Такого рода свидетельств можно привести много, но я воздержусь и вернусь к своему повествованию.
Тем же летом, каким он принял сан и стал капелланом короля, Его Величество, отправившись в поездку по своей стране, принял приглашение почтить своим присутствием прием в Кембриджском университете;[1789]
мистер Донн сопровождал его в этой поездке, и король с радостью ходатайствовал перед университетом о том, чтобы мистеру Донну было дано звание доктора теологии. Доктор Харснетт, впоследствии архиепископ Йорка, был в то время вице-канцлером университета, и зная, что перу мистера Донна принадлежит «Псевдомученик», книга, свидетельствующая о его глубокой учености, не пожелал дальнейших ее доказательств, но с радостью предложил этот труд коллегам, которые тут же его одобрили и выразили удовольствие, что отрадное стечение обстоятельств позволило им принять мистера Донна в свою круг, увенчав его степенью. Его способности и слава как проповедника были столь велики, и он был столь хорошо известен достойным и влиятельным людям и любим ими, что уже в первый год после принятия сана ему предложили четырнадцать приходов, но все они были за городом, он же не мог покинуть свой любимый Лондон, к которому питал естественную привязанность, ибо в нем родился, получил образование и обрел дружбу многих людей, беседы с которыми умножали для него радости жизни; но будь ему предложено место в Лондоне, он принял бы его с радостью, ибо в нем нуждался.Сразу после его возвращения из Кембриджа жена его умерла, оставив его вдовцом в стесненных обстоятельствах, с запутанными денежными делами и с семью детьми (еще пятерых они похоронили прежде), о которых он нежно заботился и которым по собственной воле пообещал, что никогда не препоручит их мачехе, и обещание это свято выполнил, похоронив в могиле своей горячо любимой и достойной супруги все свои земные радости и избрав для себя самую одинокую и замкнутую жизнь.

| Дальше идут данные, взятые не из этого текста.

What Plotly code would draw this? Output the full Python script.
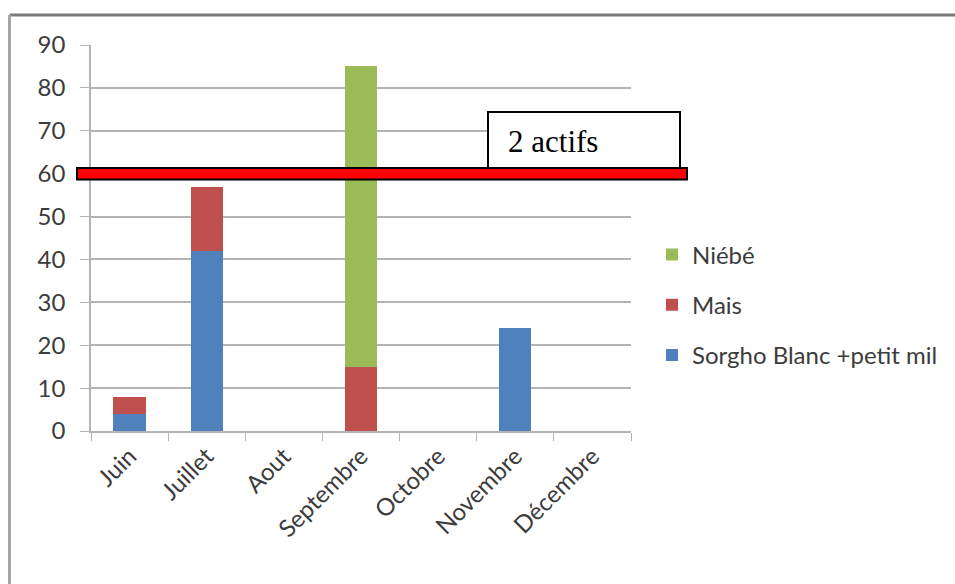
import plotly.graph_objects as go

# Monthly workload per crop (stacked), with the 2-worker capacity line
mois = ["Juin", "Juillet", "Aout", "Septembre", "Octobre", "Novembre", "Décembre"]
sorgho = [4, 42, 0, 0, 0, 24, 0]
mais = [4, 15, 0, 15, 0, 0, 0]
niebe = [0, 0, 0, 70, 0, 0, 0]
seuil = 60
seuil_label = "2 actifs"
y_ticks = [0, 10, 20, 30, 40, 50, 60, 70, 80, 90]

W, H = 955, 584
L, R, T, B = 91, 631, 45, 431  # plot area in pixels


def px(x):
    return (x - L) / (R - L)


def py(y):
    return (B - y) / (B - T)


font_main = "Lato, 'Open Sans', sans-serif"
tick_col = "#3c3c3c"
grid_col = "#b4b4b4"
fsize = 24

fig = go.Figure()
series = [
    ("Sorgho Blanc +petit mil", sorgho, "#4F81BD", 3),
    ("Mais", mais, "#C0504D", 2),
    ("Niébé", niebe, "#9BBB59", 1),
]
for name, vals, col, rank in series:
    fig.add_trace(go.Bar(
        x=mois, y=vals, name=name, legendgroup=name, legendrank=rank,
        marker=dict(color=col, line=dict(width=0)),
    ))

shapes = [
    # outer frame
    dict(type="line", xref="paper", yref="paper", x0=px(9.5), x1=px(960),
         y0=py(15), y1=py(15), line=dict(color="#7a7a7a", width=3)),
    dict(type="line", xref="paper", yref="paper", x0=px(9.5), x1=px(9.5),
         y0=py(15), y1=py(590), line=dict(color="#a6a6a6", width=3)),
    # capacity label box
    dict(type="rect", xref="paper", yref="y", x0=px(488), x1=px(680),
         y0=seuil + 1.3, y1=74.4, fillcolor="white",
         line=dict(color="black", width=2), layer="above"),
    # capacity line
    dict(type="rect", xref="paper", yref="y", x0=px(77), x1=px(687),
         y0=seuil - 1.35, y1=seuil + 1.35, fillcolor="#ff0000",
         line=dict(color="black", width=2), layer="above"),
]

fig.update_layout(
    width=W, height=H,
    margin=dict(l=L, r=W - R, t=T, b=H - B, pad=0),
    paper_bgcolor="white", plot_bgcolor="white",
    barmode="stack", bargap=0.58,
    font=dict(family=font_main, size=fsize, color=tick_col),
    showlegend=True,
    legend=dict(
        x=px(652), xanchor="left", y=py(305), yanchor="middle",
        traceorder="grouped", tracegroupgap=16,
        font=dict(family=font_main, size=fsize, color=tick_col),
        bgcolor="rgba(0,0,0,0)",
    ),
    xaxis=dict(
        showline=True, linecolor=grid_col, linewidth=1.5,
        ticks="outside", tickson="boundaries", ticklen=8, tickcolor=grid_col,
        tickangle=-45, showgrid=False, automargin=False,
        tickfont=dict(family=font_main, size=fsize, color=tick_col),
    ),
    yaxis=dict(
        range=[0, 90], tickvals=y_ticks, showline=True, linecolor=grid_col,
        linewidth=1.5, ticks="outside", ticklen=9, tickcolor=grid_col,
        showgrid=True, gridcolor=grid_col, gridwidth=1.5, zeroline=False,
        automargin=False, ticklabelstandoff=10,
        tickfont=dict(family=font_main, size=fsize, color=tick_col),
    ),
    shapes=shapes,
    annotations=[
        dict(text=seuil_label, xref="paper", yref="y", x=px(506), y=67.6,
             xanchor="left", yanchor="middle", showarrow=False,
             font=dict(family="'Liberation Serif', 'Times New Roman', serif",
                       size=31, color="black")),
    ],
)

fig.write_html("out.html")
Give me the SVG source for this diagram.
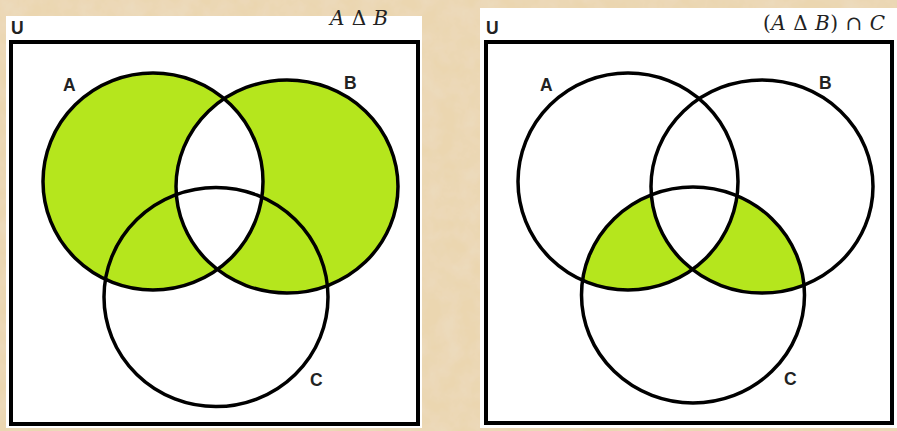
<svg xmlns="http://www.w3.org/2000/svg" width="897" height="431" viewBox="0 0 897 431">
<defs>
<filter id="tex" x="0" y="0" width="100%" height="100%">
<feTurbulence type="fractalNoise" baseFrequency="0.05" numOctaves="4" seed="4" result="n"/>
<feColorMatrix in="n" type="matrix" values="0 0 0 0 0.84  0 0 0 0 0.71  0 0 0 0 0.52  0 0 0 -1.4 1.0" result="c"/>
<feComposite in="c" in2="SourceGraphic" operator="over"/>
</filter>
<clipPath id="clA1"><ellipse cx="153" cy="181.5" rx="110" ry="108.5"/></clipPath>
<clipPath id="clC2"><ellipse cx="693" cy="295" rx="111.5" ry="108"/></clipPath>
<clipPath id="clA2"><ellipse cx="628" cy="181.5" rx="110" ry="108.5"/></clipPath>
</defs>
<style>
.ln{fill:none;stroke:#000;stroke-width:3.5}
.g{fill:#b5e61d}
.w{fill:#fff}
.lbl{font-family:"Liberation Sans",Arial,sans-serif;font-weight:bold;font-size:17.5px;fill:#222}
.ttl{font-family:"DejaVu Serif","Liberation Serif",serif;font-size:20px;fill:#222}
.it{font-style:italic}
</style>
<rect width="897" height="431" fill="#ebd6b0" filter="url(#tex)"/>
<g id="panel-left">
<rect x="6" y="16" width="416" height="412" class="w"/>
<rect x="11" y="42" width="407" height="382" fill="#fff" stroke="#000" stroke-width="4"/>
<ellipse class="g" cx="153" cy="181.5" rx="110" ry="108.5"/>
<ellipse class="g" cx="287" cy="186.5" rx="111" ry="106.5"/>
<ellipse class="w" cx="287" cy="186.5" rx="111" ry="106.5" clip-path="url(#clA1)"/>
<ellipse id="A1" class="ln" cx="153" cy="181.5" rx="110" ry="108.5"/>
<ellipse id="B1" class="ln" cx="287" cy="186.5" rx="111" ry="106.5"/>
<ellipse id="C1" class="ln" cx="216" cy="297" rx="112" ry="109.5"/>
<text class="lbl" x="11" y="34" font-size="18">U</text>
<text class="lbl" x="63" y="91">A</text>
<text class="lbl" x="344" y="89">B</text>
<text class="lbl" x="310" y="386">C</text>
<text class="ttl" x="330" y="25" textLength="58" lengthAdjust="spacing"><tspan class="it">A</tspan> Δ <tspan class="it">B</tspan></text>
</g>
<g id="panel-right">
<rect x="480" y="8" width="417" height="420" class="w"/>
<rect x="486" y="42" width="406" height="381" fill="#fff" stroke="#000" stroke-width="4"/>
<g clip-path="url(#clC2)">
<ellipse class="g" cx="628" cy="181.5" rx="110" ry="108.5"/>
<ellipse class="g" cx="762" cy="186.5" rx="111" ry="106.5"/>
<ellipse class="w" cx="762" cy="186.5" rx="111" ry="106.5" clip-path="url(#clA2)"/>
</g>
<ellipse id="A2" class="ln" cx="628" cy="181.5" rx="110" ry="108.5"/>
<ellipse id="B2" class="ln" cx="762" cy="186.5" rx="111" ry="106.5"/>
<ellipse id="C2" class="ln" cx="693" cy="295" rx="111.5" ry="108"/>
<text class="lbl" x="486" y="34" font-size="18">U</text>
<text class="lbl" x="540" y="91">A</text>
<text class="lbl" x="819" y="89">B</text>
<text class="lbl" x="784" y="385">C</text>
<text class="ttl" x="763" y="30" textLength="122" lengthAdjust="spacing">(<tspan class="it">A</tspan> Δ <tspan class="it">B</tspan>) ∩ <tspan class="it">C</tspan></text>
</g>
<g id="connectors"/>
</svg>
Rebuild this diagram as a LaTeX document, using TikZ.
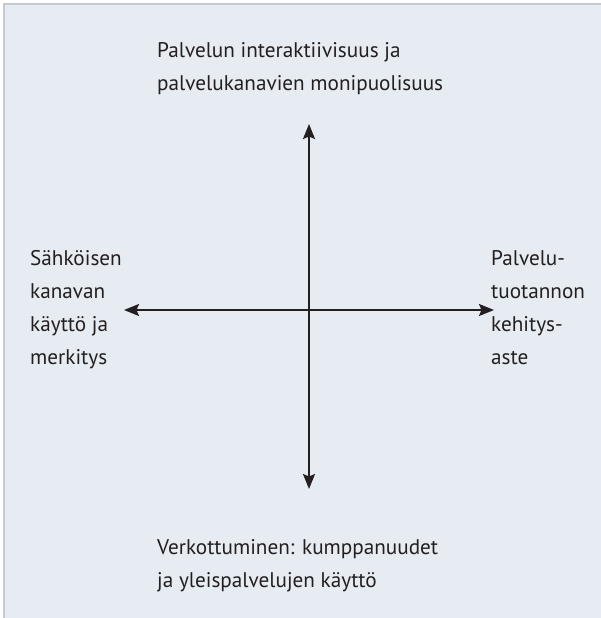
\documentclass[tikz,border=0pt]{standalone}
\usepackage{fontspec}
\setmainfont{PT Sans}
\usetikzlibrary{positioning,arrows.meta}
\definecolor{panelfill}{HTML}{E6ECF2}
\definecolor{panelline}{HTML}{C6CBD0}
\definecolor{inktext}{HTML}{231F20}
\tikzset{
  axistip/.tip = {Stealth[length=15pt, width=12pt, inset=2.5pt]},
  axislabel/.style = {inner sep=0pt, align=left, text=inktext, font=\fontsize{21.2}{33}\selectfont},
  axisline/.style = {line width=1.6pt, color=inktext, axistip-axistip}
}

\begin{document}
\begin{tikzpicture}[x=1pt, y=-1pt]
        \useasboundingbox (0, 0) rectangle (601, 618);
        \fill[panelfill] (4, 4) rectangle (601, 618);
        \draw[panelline, line width=1.5pt] (4, 618) -- (4, 4) -- (601, 4);

        \coordinate (upEnd) at (309, 124);
        \coordinate (downEnd) at (309, 489);
        \coordinate (leftEnd) at (124, 310);
        \coordinate (rightEnd) at (494, 310);

        \node[axislabel, anchor = base west] (interNode) at (157, 90) {Palvelun interaktiivisuus ja\\palvelukanavien monipuolisuus};
        \node[axislabel, anchor = base west] (netNode) at (157, 587) {Verkottuminen: kumppanuudet\\ja yleispalvelujen käyttö};
        \node[axislabel, anchor = base west] (useNode) at (30, 364) {Sähköisen\\kanavan\\käyttö ja\\merkitys};
        \node[axislabel, anchor = base west] (prodNode) at (491, 364) {Palvelu-\\tuotannon\\kehitys-\\aste};

        \draw[axisline] (downEnd) -- (upEnd);
        \draw[axisline] (leftEnd) -- (rightEnd);
      \end{tikzpicture}
\end{document}
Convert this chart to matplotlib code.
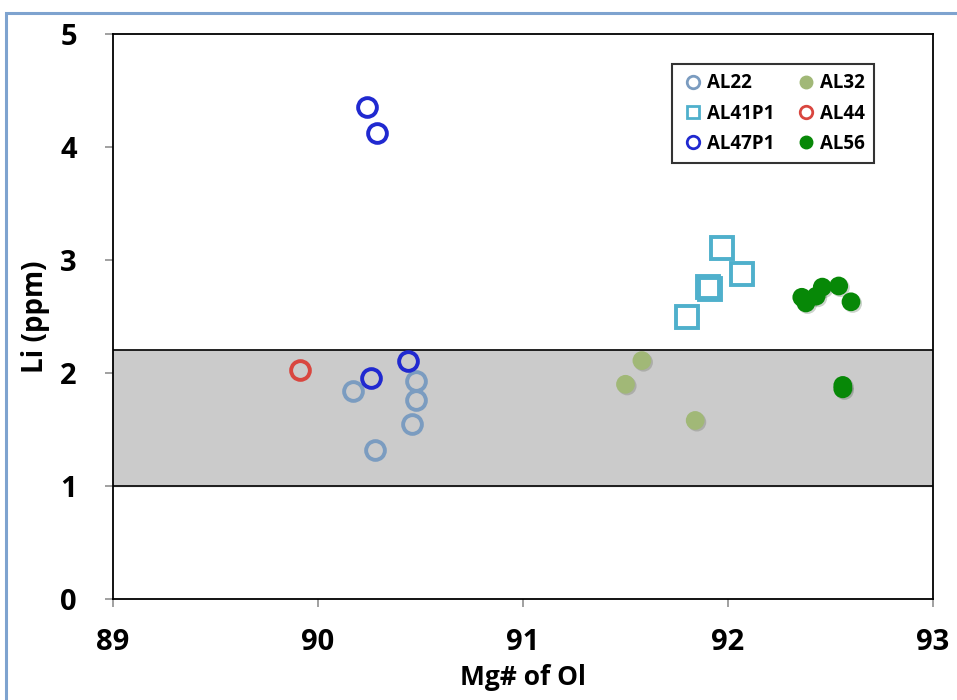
import matplotlib
matplotlib.use("Agg")
import matplotlib.pyplot as plt
import matplotlib.patheffects as pe
from matplotlib.patches import Rectangle
from matplotlib.lines import Line2D

plt.rcParams['font.family'] = ['Open Sans', 'DejaVu Sans']
plt.rcParams['font.weight'] = 'bold'

# Data
al22_x = [90.17, 90.28, 90.48, 90.48, 90.46]
al22_y = [1.84, 1.32, 1.93, 1.76, 1.55]

al32_x = [91.50, 91.58, 91.84]
al32_y = [1.90, 2.11, 1.58]

al41_x = [91.97, 92.07, 91.90, 91.91, 91.80]
al41_y = [3.11, 2.88, 2.76, 2.74, 2.50]

al44_x = [89.91]
al44_y = [2.03]

al47_x = [90.24, 90.29, 90.26, 90.44]
al47_y = [4.35, 4.12, 1.96, 2.11]

al56_x = [92.36, 92.38, 92.43, 92.46, 92.54, 92.60, 92.56, 92.56]
al56_y = [2.67, 2.62, 2.68, 2.76, 2.77, 2.63, 1.89, 1.86]

band_low, band_high = 1.0, 2.2
xticks = [89, 90, 91, 92, 93]
yticks = [0, 1, 2, 3, 4, 5]

fig = plt.figure(figsize=(9.57, 7.0), dpi=100)
# outer frame
fig.patches.append(Rectangle((6/957, -0.05), 1.2, 1 - 13/700 + 0.05, transform=fig.transFigure,
                             fill=False, edgecolor='#7ea3cf', linewidth=2.2))
ax = fig.add_axes([113/957, 1 - 599/700, (933 - 113)/957, (599 - 34)/700])
ax.set_xlim(89, 93)
ax.set_ylim(0, 5)

ax.axhspan(band_low, band_high, color='#cbcbcb', zorder=0)
ax.axhline(band_low, color='black', lw=1.2, zorder=1)
ax.axhline(band_high, color='black', lw=1.2, zorder=1)

shadow = [pe.SimplePatchShadow(offset=(1.2, -1.2), alpha=0.2), pe.Normal()]

def open_pts(x, y, color, marker='o', ms=13.5):
    ax.plot(x, y, linestyle='none', marker=marker, ms=ms, mfc='none',
            mec=color, mew=2.8, zorder=3)

def filled_pts(x, y, color, ms=13.5):
    l, = ax.plot(x, y, linestyle='none', marker='o', ms=ms, mfc=color,
                 mec=color, mew=0, zorder=3)
    l.set_path_effects(shadow)

open_pts(al22_x, al22_y, '#7b9cc0')
filled_pts(al32_x, al32_y, '#a1b877')
open_pts(al41_x, al41_y, '#4fb0cc', marker='s', ms=15.5)
open_pts(al44_x, al44_y, '#d9463f')
open_pts(al47_x, al47_y, '#2029d0')
filled_pts(al56_x, al56_y, '#078807')

ax.set_xticks(xticks)
ax.set_yticks(yticks)
ax.set_xticklabels([str(t) for t in xticks], fontweight='bold')
ax.set_yticklabels([str(t) for t in yticks], fontweight='bold')
ax.tick_params(axis='both', direction='out', length=6, width=1.3, color='#999999',
               labelsize=21)
ax.tick_params(axis='y', pad=20)
ax.tick_params(axis='x', pad=15)
for s in ax.spines.values():
    s.set_linewidth(1.3)
    s.set_color('black')

ax.set_xlabel('Mg# of Ol', fontsize=19, fontweight='bold', labelpad=5)
ax.set_ylabel('Li (ppm)', fontsize=20, fontweight='bold', labelpad=7)

handles = [
    Line2D([], [], ls='none', marker='o', ms=9, mfc='none', mec='#7b9cc0', mew=2),
    Line2D([], [], ls='none', marker='s', ms=9, mfc='none', mec='#4fb0cc', mew=2),
    Line2D([], [], ls='none', marker='o', ms=9, mfc='none', mec='#2029d0', mew=2),
    Line2D([], [], ls='none', marker='o', ms=9, mfc='#a1b877', mec='#a1b877'),
    Line2D([], [], ls='none', marker='o', ms=9, mfc='none', mec='#d9463f', mew=2),
    Line2D([], [], ls='none', marker='o', ms=9, mfc='#078807', mec='#078807'),
]
labels = ['AL22', 'AL41P1', 'AL47P1', 'AL32', 'AL44', 'AL56']
leg = ax.legend(handles, labels, ncol=2, loc='upper left',
                bbox_to_anchor=((672 - 113)/820, 1 - (64 - 34)/565),
                borderaxespad=0,
                frameon=True, fancybox=False, edgecolor='black',
                prop={'weight': 'bold', 'size': 13.5}, handletextpad=0.15,
                columnspacing=1.1, borderpad=0.5, labelspacing=0.55, handlelength=1.2)
leg.get_frame().set_linewidth(1.5)

fig.savefig('out.png', dpi=100, facecolor='white')
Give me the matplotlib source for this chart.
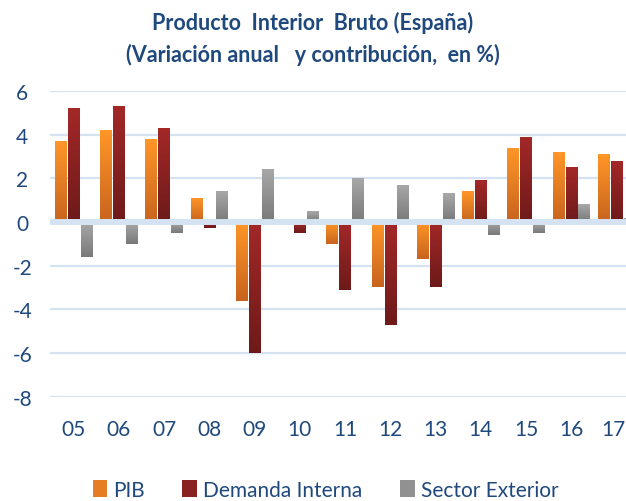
import numpy as np
import matplotlib
matplotlib.use("Agg")
import matplotlib.pyplot as plt
import matplotlib.transforms as mtransforms
from matplotlib.colors import LinearSegmentedColormap
from matplotlib.patches import Patch

# data (% variación anual y contribución)
years = ['05', '06', '07', '08', '09', '10', '11', '12', '13', '14', '15', '16', '17']
pib = [3.7, 4.2, 3.8, 1.1, -3.6, 0.0, -1.0, -3.0, -1.7, 1.4, 3.4, 3.2, 3.1]
demanda = [5.2, 5.3, 4.3, -0.3, -6.0, -0.5, -3.1, -4.7, -3.0, 1.9, 3.9, 2.5, 2.8]
sector_ext = [-1.6, -1.0, -0.5, 1.4, 2.4, 0.5, 2.0, 1.7, 1.3, -0.6, -0.5, 0.8, 0.2]
y_ticks = [6, 4, 2, 0, -2, -4, -6, -8]

txt_color = '#1F497D'
grid_color = '#D5E2F2'
plt.rcParams['font.family'] = ['Lato', 'DejaVu Sans']

fig = plt.figure(figsize=(6.26, 5.02), dpi=100)
ax = fig.add_axes([0.08, 0.208, 0.941, 0.609])

x = np.arange(len(years))
w = 0.255
off = 0.285
series = [
    (pib, -off, '#FF9628', '#C8641E', 'PIB'),
    (demanda, 0, '#A32828', '#6E1A1A', 'Demanda Interna'),
    (sector_ext, off, '#A8A8A8', '#797979', 'Sector Exterior'),
]

grad = np.linspace(0, 1, 64).reshape(-1, 1)
handles = []
for vals, dx, top, bot, name in series:
    bars = ax.bar(x + dx, vals, width=w, color=top, zorder=2, linewidth=0)
    cmap = LinearSegmentedColormap.from_list(name, [bot, top])
    for p in bars:
        bx, by, bw, bh = p.get_x(), p.get_y(), p.get_width(), p.get_height()
        if bh == 0:
            continue
        y0, y1 = min(by, by + bh), max(by, by + bh)
        im = ax.imshow(grad, extent=[bx, bx + bw, y0, y1], origin='lower',
                       cmap=cmap, aspect='auto', zorder=2.5, interpolation='bilinear')
        im.set_clip_path(p)
    handles.append(Patch(facecolor=cmap(0.5), label=name))

ax.set_xlim(-0.52, 12.5)
ax.set_ylim(-8, 6)
ax.set_yticks(y_ticks)
ax.set_yticklabels([str(t) for t in y_ticks])
ax.set_xticks(x)
ax.set_xticklabels(years)
ax.tick_params(axis='both', length=0, labelsize=15, colors=txt_color)
ax.tick_params(axis='x', pad=16)
ax.tick_params(axis='y', pad=20)
for lab in ax.get_yticklabels():
    lab.set_horizontalalignment('center')
# last label sits against the right edge
last = ax.get_xticklabels()[-1]
last.set_transform(last.get_transform() +
                   mtransforms.ScaledTranslation(-3 / 100, 0, fig.dpi_scale_trans))

for t in y_ticks:
    if t != 0:
        ax.axhline(t, color=grid_color, lw=1.6, zorder=1)
ax.axhline(0, color=grid_color, lw=4.3, zorder=3)
for s in ax.spines.values():
    s.set_visible(False)

fig.text(0.5, 0.955, 'Producto  Interior  Bruto (España)', ha='center', va='center',
         fontsize=15.5, fontweight='bold', color=txt_color)
fig.text(0.5, 0.89, '(Variación anual   y contribución,  en %)', ha='center', va='center',
         fontsize=15.5, fontweight='bold', color=txt_color)

fig.legend(handles=handles, loc='center', bbox_to_anchor=(0.52, 0.022), ncol=3,
           frameon=False, fontsize=15, handlelength=0.7, handleheight=0.9,
           handletextpad=0.3, columnspacing=1.8, labelcolor=txt_color)

fig.savefig('out.png', dpi=100)
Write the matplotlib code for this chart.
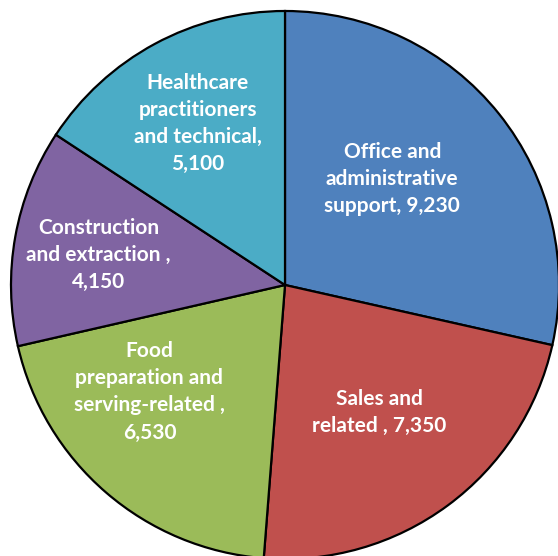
import numpy as np
import matplotlib.pyplot as plt

categories = ['Office and\nadministrative\nsupport, 9,230',
              'Sales and\nrelated , 7,350',
              'Food\npreparation and\nserving-related ,\n6,530',
              'Construction\nand extraction ,\n4,150',
              'Healthcare\npractitioners\nand technical,\n5,100']
values = [9230, 7350, 6530, 4150, 5100]
colors = ['#4F81BD', '#C0504D', '#9BBB59', '#8064A2', '#4BACC6']

# label placement: fraction of radius, angle tweak (deg)
label_r = [0.55, 0.58, 0.63, 0.69, 0.67]
label_dang = [6, 0, -11, 1, 0]

fig = plt.figure(figsize=(5.58, 5.56), dpi=100)
ax = fig.add_axes([0, 0, 1, 1])
R = 274
cx, cy = 285, 271
wedges, _ = ax.pie(values, colors=colors, startangle=90, counterclock=False,
                   radius=R, center=(cx, cy),
                   wedgeprops=dict(edgecolor='black', linewidth=1.6))
for w, lab, fr, da in zip(wedges, categories, label_r, label_dang):
    mid = np.deg2rad((w.theta1 + w.theta2) / 2 + da)
    ax.text(cx + fr * R * np.cos(mid), cy + fr * R * np.sin(mid), lab,
            ha='center', va='center', color='white', fontsize=15,
            fontweight='bold', family='Lato', linespacing=1.45)
ax.set_aspect('auto')
ax.set_xlim(0, 558)
ax.set_ylim(0, 556)
ax.axis('off')
fig.savefig('out.png', dpi=100, facecolor='white')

В уединении своем, редко нарушаемом даже друзьями, он умерщвлял себя для мира, для всех тех тщетных дел и мнимых наслаждений, которые каждый день предстают перед нами на его разукрашенной и шумной сцене, и они для него совершенно умерли. Нетрудно вообразить себе, ибо несчастья имеют обыкновение изменять и возвышать страсти, что величайшая привязанность, какая прежде соединяла его и ту, что была его спутницей с юности и светом его очей, ту, с кем разделил он столько счастливых печалей и отрадных опасений, сколько заурядным людям испытать не дано, так вот, нетрудно вообразить себе, что теперь, когда смерть их разлучила, скорбь его стала столь же безмерной, сколь прежде были восторги; и так оно и было, ибо душа его теперь состояла только из одной печали и горе так овладело его сердцем, что места для радости в нем не осталось, и если и была для него какая-то радость, то состояла она в том, чтобы в одиночестве, подобно пеликану в пустыне, оплакивать свою долю, не стесняясь свидетелей, и изливать свои жалобы, подобно Иову в дни бедствий: «О, когда бы сбылось желание мое и чаяние мое исполнил Бог!».[1790]
Потому что с тех пор, как ее домом стала могила, я тороплю день, когда она станет и моим домом, чтобы два ложа наши были рядом во мраке. Так плакали иудеи на реках Вавилонских, вспоминая Сион; и так же силился облегчить он свое страдающее сердце, изливая в словах печали свои; этим начинал он день, этим он встречал ночь; провожал бессонную ночь и начинал безрадостный день такими сетованиями. И продолжалось это до тех пор, пока не помыслил он о своем новом призвании и долге перед Всевышним и слова св. Павла: «Но я ни на что не взираю и не дорожу своею жизнью, только бы с радостью совершить поприще мое и служение, которое я принял от Господа Иисуса, проповедать Евангелие благодати Божией»,[1791] пока слова эти не развеяли облаков, скрывавших от него надежду, и не побудили его узреть свет.